Task statement
Give the data below again exactly as it stands. Omit the pictures.

Provided data
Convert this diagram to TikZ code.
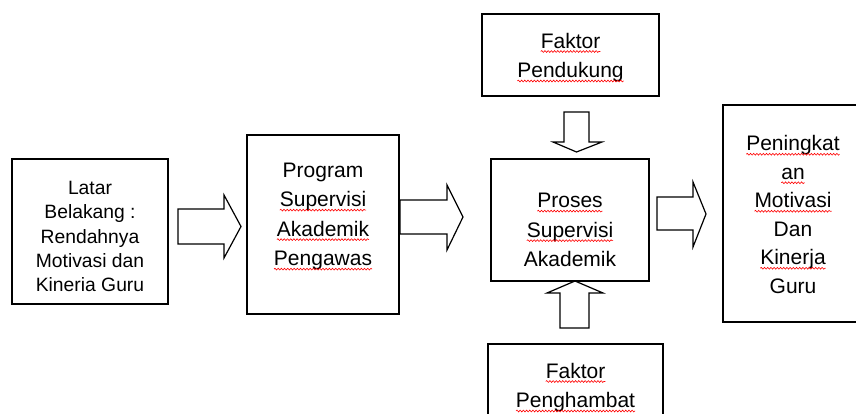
\documentclass[tikz,border=0pt]{standalone}
\usepackage{fontspec}
\setmainfont{Liberation Sans}
\usepackage{xcolor}
\usetikzlibrary{positioning, decorations.pathmorphing}

\newcommand\redwave[1]{\tikz[baseline=(w.base), x=1pt, y=1pt]{\node [inner sep=0pt, outer sep=0pt, draw=none, anchor=base] (w) {#1};
    \draw [red, line width=0.6pt, decorate, decoration={snake, amplitude=0.9pt, segment length=3.2pt}] ([yshift=-3.5pt]w.base west) -- ([yshift=-3.5pt]w.base east);}}

\tikzset{
  box/.style={draw, line width=1.4pt, rectangle, inner sep=0pt},
  boxtext/.style={align=center, font=\fontsize{21}{29.5}\selectfont},
  tighttext/.style={align=center, font=\fontsize{21}{28.5}\selectfont},
  smalltext/.style={align=center, font=\fontsize{19.3}{24.2}\selectfont},
  blockarrow/.style={draw, line width=1.2pt, fill=white, line join=miter}
}

\begin{document}
\begin{tikzpicture}[x=1pt, y=-1pt]
    \useasboundingbox (0,0) rectangle (856,414);

    \node [box, minimum width=156pt, minimum height=145pt,
           label={[smalltext, yshift=-5pt]center:{Latar\\Belakang :\\Rendahnya\\Motivasi dan\\Kineria Guru}}] (latar) at (90,231.5) {};
    \node [box, minimum width=152pt, minimum height=179pt,
           label={[boxtext, yshift=8pt]center:{Program\\\redwave{Supervisi}\\\redwave{Akademik}\\\redwave{Pengawas}}}] (program) at (323,224.5) {};
    \node [box, minimum width=177pt, minimum height=82pt,
           label={[boxtext, yshift=-2.5pt]center:{\redwave{Faktor}\\\redwave{Pendukung}}}] (pendukung) at (570.5,55) {};
    \node [box, minimum width=158pt, minimum height=122pt,
           label={[boxtext, yshift=-10pt]center:{\redwave{Proses}\\\redwave{Supervisi}\\Akademik}}] (proses) at (570,220) {};
    \node [box, minimum width=175pt, minimum height=82pt,
           label={[boxtext, yshift=-2.5pt]center:{\redwave{Faktor}\\\redwave{Penghambat}}}] (penghambat) at (575.5,385) {};
    \node [box, minimum width=140pt, minimum height=217pt,
           label={[tighttext, yshift=-1pt]center:{\redwave{Peningkat}\\\redwave{an}\\\redwave{Motivasi}\\Dan\\\redwave{Kinerja}\\Guru}}] (peningkatan) at (793,213.5) {};

    \draw [blockarrow] (178,209) -- (224,209) -- (224,195) -- (241,226.5) -- (224,258) -- (224,244) -- (178,244) -- cycle;
    \draw [blockarrow] (400,200) -- (447,200) -- (447,185) -- (463,217) -- (447,250) -- (447,234) -- (400,234) -- cycle;
    \draw [blockarrow] (657,197) -- (693,197) -- (693,182) -- (706,214) -- (693,247) -- (693,230) -- (657,230) -- cycle;
    \draw [blockarrow] (564,112) -- (589,112) -- (589,142) -- (602,142) -- (576.5,152) -- (553,142) -- (564,142) -- cycle;
    \draw [blockarrow] (560,328) -- (589,328) -- (589,293) -- (603,293) -- (575,281) -- (547,293) -- (560,293) -- cycle;
\end{tikzpicture}
\end{document}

Output below
Convert this diagram to TikZ code.
\documentclass[tikz,border=0pt]{standalone}
\usepackage{fontspec}
\setmainfont{Liberation Sans}
\usepackage{xcolor}
\usetikzlibrary{positioning, decorations.pathmorphing}

\newcommand\redwave[1]{\tikz[baseline=(w.base), x=1pt, y=1pt]{\node [inner sep=0pt, outer sep=0pt, draw=none, anchor=base] (w) {#1};
    \draw [red, line width=0.6pt, decorate, decoration={snake, amplitude=0.9pt, segment length=3.2pt}] ([yshift=-3.5pt]w.base west) -- ([yshift=-3.5pt]w.base east);}}

\tikzset{
  box/.style={draw, line width=1.4pt, rectangle, inner sep=0pt},
  boxtext/.style={align=center, font=\fontsize{21}{29.5}\selectfont},
  tighttext/.style={align=center, font=\fontsize{21}{28.5}\selectfont},
  smalltext/.style={align=center, font=\fontsize{19.3}{24.2}\selectfont},
  blockarrow/.style={draw, line width=1.2pt, fill=white, line join=miter}
}

\begin{document}
\begin{tikzpicture}[x=1pt, y=-1pt]
    \useasboundingbox (0,0) rectangle (856,414);

    \node [box, minimum width=156pt, minimum height=145pt,
           label={[smalltext, yshift=-5pt]center:{Latar\\Belakang :\\Rendahnya\\Motivasi dan\\Kineria Guru}}] (latar) at (90,231.5) {};
    \node [box, minimum width=152pt, minimum height=179pt,
           label={[boxtext, yshift=8pt]center:{Program\\\redwave{Supervisi}\\\redwave{Akademik}\\\redwave{Pengawas}}}] (program) at (323,224.5) {};
    \node [box, minimum width=177pt, minimum height=82pt,
           label={[boxtext, yshift=-2.5pt]center:{\redwave{Faktor}\\\redwave{Pendukung}}}] (pendukung) at (570.5,55) {};
    \node [box, minimum width=158pt, minimum height=122pt,
           label={[boxtext, yshift=-10pt]center:{\redwave{Proses}\\\redwave{Supervisi}\\Akademik}}] (proses) at (570,220) {};
    \node [box, minimum width=175pt, minimum height=82pt,
           label={[boxtext, yshift=-2.5pt]center:{\redwave{Faktor}\\\redwave{Penghambat}}}] (penghambat) at (575.5,385) {};
    \node [box, minimum width=140pt, minimum height=217pt,
           label={[tighttext, yshift=-1pt]center:{\redwave{Peningkat}\\\redwave{an}\\\redwave{Motivasi}\\Dan\\\redwave{Kinerja}\\Guru}}] (peningkatan) at (793,213.5) {};

    \draw [blockarrow] (178,209) -- (224,209) -- (224,195) -- (241,226.5) -- (224,258) -- (224,244) -- (178,244) -- cycle;
    \draw [blockarrow] (400,200) -- (447,200) -- (447,185) -- (463,217) -- (447,250) -- (447,234) -- (400,234) -- cycle;
    \draw [blockarrow] (657,197) -- (693,197) -- (693,182) -- (706,214) -- (693,247) -- (693,230) -- (657,230) -- cycle;
    \draw [blockarrow] (564,112) -- (589,112) -- (589,142) -- (602,142) -- (576.5,152) -- (553,142) -- (564,142) -- cycle;
    \draw [blockarrow] (560,328) -- (589,328) -- (589,293) -- (603,293) -- (575,281) -- (547,293) -- (560,293) -- cycle;
\end{tikzpicture}
\end{document}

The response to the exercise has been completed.